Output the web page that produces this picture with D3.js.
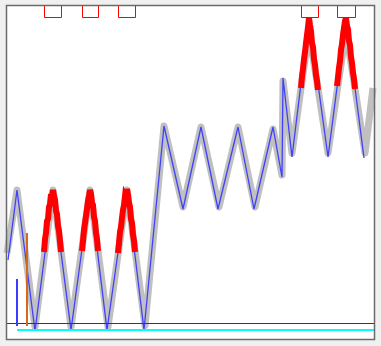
<!DOCTYPE html>
<html lang="en">
<head>
    <meta charset="UTF-8">
    <title>Signal</title>
    <script src="https://d3js.org/d3.v7.min.js"></script>
    <style>
        html, body { margin: 0; padding: 0; background: #f0f0f0; }
        svg { display: block; }
    </style>
</head>
<body>
    <svg id="chart" width="381" height="346"></svg>
    <script>
        // blue reference signal (vertices: sample, counts)
        var signalX = [1, 10, 28, 46, 64, 83, 100, 120, 137, 157, 176, 194, 211, 231, 247, 266, 275, 276, 285, 302, 321, 339, 357];
        var signalY = [71, 141, 0, 141, 1, 141, 1, 142, 1, 205, 122, 204, 122, 204, 122, 204, 154, 253, 174, 313, 174, 313, 173];

        // noisy measurement (gray band)
        var noisyX = [0, 10, 28, 46, 64, 83, 101, 120, 138, 157, 176, 194, 212, 231, 248, 266, 275, 276, 285, 302, 321, 339, 358, 366];
        var noisyY = [78, 141, 4, 141, 4, 141, 4, 141, 5, 205, 124, 204, 124, 204, 124, 202, 156, 250, 178, 300, 178, 300, 178, 243];

        // detected peak intervals
        var peakStart = [37, 75, 111, 294, 330];
        var peakEnd = [54, 91, 128, 311, 348];
        var boxTop = 326;
        var boxBottom = 314;

        // noisy samples above threshold (red)
        var peakSamples = [
            [[37,79],[38,92],[39,98],[40,110],[41,112],[42,124],[43,127],[44,137],[45,134],[46,141],[47,135],[48,131],[49,120],[50,117],[51,105],[52,100],[53,90],[54,79]],
            [[75,80],[76,90],[77,101],[78,108],[79,115],[80,122],[81,130],[82,135],[83,141],[84,137],[85,128],[86,126],[87,114],[88,110],[89,98],[90,92],[91,80]],
            [[111,78],[112,88],[113,99],[114,104],[115,113],[116,121],[117,126],[118,135],[119,133],[120,142],[121,136],[122,128],[123,124],[124,112],[125,108],[126,96],[127,90],[128,79]],
            [[294,243],[295,255],[296,262],[297,272],[298,279],[299,288],[300,296],[301,304],[302,313],[303,306],[304,300],[305,288],[306,284],[307,272],[308,266],[309,256],[310,250],[311,241]],
            [[330,245],[331,254],[332,263],[333,270],[334,281],[335,287],[336,296],[337,303],[338,310],[339,313],[340,305],[341,302],[342,290],[343,286],[344,274],[345,268],[346,258],[347,252],[348,242]]
        ];

        // markers
        var markerX = [10, 20];
        var markerTop = [52, 98];
        var markerBottom = 5;
        var markerColors = ["#3c3cff", "#d2691e"];
        var baselineLevel = 7.5;
        var floorLevel = 1;
        var floorStart = 10;

        var svg = d3.select("#chart");
        var x = d3.scaleLinear().domain([0, 366]).range([7, 373]);
        var y = d3.scaleLinear().domain([0, 320]).range([331, 11]);

        // plot background
        svg.append("rect")
            .attr("x", 6).attr("y", 5)
            .attr("width", 368).attr("height", 335)
            .attr("fill", "#fff");

        var line = d3.line().x(d => x(d[0])).y(d => y(d[1]));

        svg.append("path")
            .attr("d", line(d3.zip(noisyX, noisyY)))
            .attr("fill", "none")
            .attr("stroke", "#c0c0c0")
            .attr("stroke-width", 7)
            .attr("stroke-linejoin", "round");

        svg.append("path")
            .attr("d", line(d3.zip(signalX, signalY)))
            .attr("fill", "none")
            .attr("stroke", "#4040ff")
            .attr("stroke-width", 1.3);

        svg.selectAll(".peak")
            .data(peakSamples)
            .join("path")
            .attr("class", "peak")
            .attr("d", line)
            .attr("fill", "none")
            .attr("stroke", "#ff0000")
            .attr("stroke-width", 6);

        // peak boxes at the top (open towards the frame)
        svg.selectAll(".box")
            .data(d3.range(peakStart.length))
            .join("path")
            .attr("class", "box")
            .attr("d", i => {
                var x0 = Math.round(x(peakStart[i])) + 0.5,
                    x1 = Math.round(x(peakEnd[i])) + 0.5,
                    y0 = y(boxTop),
                    y1 = Math.round(y(boxBottom)) + 0.5;
                return "M" + x0 + "," + y0 + "V" + y1 + "H" + x1 + "V" + y0;
            })
            .attr("fill", "none")
            .attr("stroke", "#ff0000")
            .attr("stroke-width", 1);

        // baseline and floor
        svg.append("line")
            .attr("x1", 6).attr("x2", 374)
            .attr("y1", y(baselineLevel)).attr("y2", y(baselineLevel))
            .attr("stroke", "#006400").attr("stroke-width", 1);

        svg.append("line")
            .attr("x1", x(floorStart)).attr("x2", 374)
            .attr("y1", y(floorLevel)).attr("y2", y(floorLevel))
            .attr("stroke", "#00ffff").attr("stroke-width", 2);

        svg.selectAll(".marker")
            .data(markerX)
            .join("line")
            .attr("class", "marker")
            .attr("x1", d => x(d)).attr("x2", d => x(d))
            .attr("y1", (d, i) => y(markerTop[i]))
            .attr("y2", y(markerBottom))
            .attr("stroke", (d, i) => markerColors[i])
            .attr("stroke-width", 2);

        // frame
        svg.append("rect")
            .attr("x", 6.5).attr("y", 5.5)
            .attr("width", 368).attr("height", 334)
            .attr("fill", "none")
            .attr("stroke", "#6a6a6a")
            .attr("stroke-width", 1.5);
    </script>
</body>
</html>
------------
Aim
Reproduce each line exactly as it appears, omitting the pictures.

Full response
Output the web page that produces this picture with D3.js.
<!DOCTYPE html>
<html lang="en">
<head>
    <meta charset="UTF-8">
    <title>Signal</title>
    <script src="https://d3js.org/d3.v7.min.js"></script>
    <style>
        html, body { margin: 0; padding: 0; background: #f0f0f0; }
        svg { display: block; }
    </style>
</head>
<body>
    <svg id="chart" width="381" height="346"></svg>
    <script>
        // blue reference signal (vertices: sample, counts)
        var signalX = [1, 10, 28, 46, 64, 83, 100, 120, 137, 157, 176, 194, 211, 231, 247, 266, 275, 276, 285, 302, 321, 339, 357];
        var signalY = [71, 141, 0, 141, 1, 141, 1, 142, 1, 205, 122, 204, 122, 204, 122, 204, 154, 253, 174, 313, 174, 313, 173];

        // noisy measurement (gray band)
        var noisyX = [0, 10, 28, 46, 64, 83, 101, 120, 138, 157, 176, 194, 212, 231, 248, 266, 275, 276, 285, 302, 321, 339, 358, 366];
        var noisyY = [78, 141, 4, 141, 4, 141, 4, 141, 5, 205, 124, 204, 124, 204, 124, 202, 156, 250, 178, 300, 178, 300, 178, 243];

        // detected peak intervals
        var peakStart = [37, 75, 111, 294, 330];
        var peakEnd = [54, 91, 128, 311, 348];
        var boxTop = 326;
        var boxBottom = 314;

        // noisy samples above threshold (red)
        var peakSamples = [
            [[37,79],[38,92],[39,98],[40,110],[41,112],[42,124],[43,127],[44,137],[45,134],[46,141],[47,135],[48,131],[49,120],[50,117],[51,105],[52,100],[53,90],[54,79]],
            [[75,80],[76,90],[77,101],[78,108],[79,115],[80,122],[81,130],[82,135],[83,141],[84,137],[85,128],[86,126],[87,114],[88,110],[89,98],[90,92],[91,80]],
            [[111,78],[112,88],[113,99],[114,104],[115,113],[116,121],[117,126],[118,135],[119,133],[120,142],[121,136],[122,128],[123,124],[124,112],[125,108],[126,96],[127,90],[128,79]],
            [[294,243],[295,255],[296,262],[297,272],[298,279],[299,288],[300,296],[301,304],[302,313],[303,306],[304,300],[305,288],[306,284],[307,272],[308,266],[309,256],[310,250],[311,241]],
            [[330,245],[331,254],[332,263],[333,270],[334,281],[335,287],[336,296],[337,303],[338,310],[339,313],[340,305],[341,302],[342,290],[343,286],[344,274],[345,268],[346,258],[347,252],[348,242]]
        ];

        // markers
        var markerX = [10, 20];
        var markerTop = [52, 98];
        var markerBottom = 5;
        var markerColors = ["#3c3cff", "#d2691e"];
        var baselineLevel = 7.5;
        var floorLevel = 1;
        var floorStart = 10;

        var svg = d3.select("#chart");
        var x = d3.scaleLinear().domain([0, 366]).range([7, 373]);
        var y = d3.scaleLinear().domain([0, 320]).range([331, 11]);

        // plot background
        svg.append("rect")
            .attr("x", 6).attr("y", 5)
            .attr("width", 368).attr("height", 335)
            .attr("fill", "#fff");

        var line = d3.line().x(d => x(d[0])).y(d => y(d[1]));

        svg.append("path")
            .attr("d", line(d3.zip(noisyX, noisyY)))
            .attr("fill", "none")
            .attr("stroke", "#c0c0c0")
            .attr("stroke-width", 7)
            .attr("stroke-linejoin", "round");

        svg.append("path")
            .attr("d", line(d3.zip(signalX, signalY)))
            .attr("fill", "none")
            .attr("stroke", "#4040ff")
            .attr("stroke-width", 1.3);

        svg.selectAll(".peak")
            .data(peakSamples)
            .join("path")
            .attr("class", "peak")
            .attr("d", line)
            .attr("fill", "none")
            .attr("stroke", "#ff0000")
            .attr("stroke-width", 6);

        // peak boxes at the top (open towards the frame)
        svg.selectAll(".box")
            .data(d3.range(peakStart.length))
            .join("path")
            .attr("class", "box")
            .attr("d", i => {
                var x0 = Math.round(x(peakStart[i])) + 0.5,
                    x1 = Math.round(x(peakEnd[i])) + 0.5,
                    y0 = y(boxTop),
                    y1 = Math.round(y(boxBottom)) + 0.5;
                return "M" + x0 + "," + y0 + "V" + y1 + "H" + x1 + "V" + y0;
            })
            .attr("fill", "none")
            .attr("stroke", "#ff0000")
            .attr("stroke-width", 1);

        // baseline and floor
        svg.append("line")
            .attr("x1", 6).attr("x2", 374)
            .attr("y1", y(baselineLevel)).attr("y2", y(baselineLevel))
            .attr("stroke", "#006400").attr("stroke-width", 1);

        svg.append("line")
            .attr("x1", x(floorStart)).attr("x2", 374)
            .attr("y1", y(floorLevel)).attr("y2", y(floorLevel))
            .attr("stroke", "#00ffff").attr("stroke-width", 2);

        svg.selectAll(".marker")
            .data(markerX)
            .join("line")
            .attr("class", "marker")
            .attr("x1", d => x(d)).attr("x2", d => x(d))
            .attr("y1", (d, i) => y(markerTop[i]))
            .attr("y2", y(markerBottom))
            .attr("stroke", (d, i) => markerColors[i])
            .attr("stroke-width", 2);

        // frame
        svg.append("rect")
            .attr("x", 6.5).attr("y", 5.5)
            .attr("width", 368).attr("height", 334)
            .attr("fill", "none")
            .attr("stroke", "#6a6a6a")
            .attr("stroke-width", 1.5);
    </script>
</body>
</html>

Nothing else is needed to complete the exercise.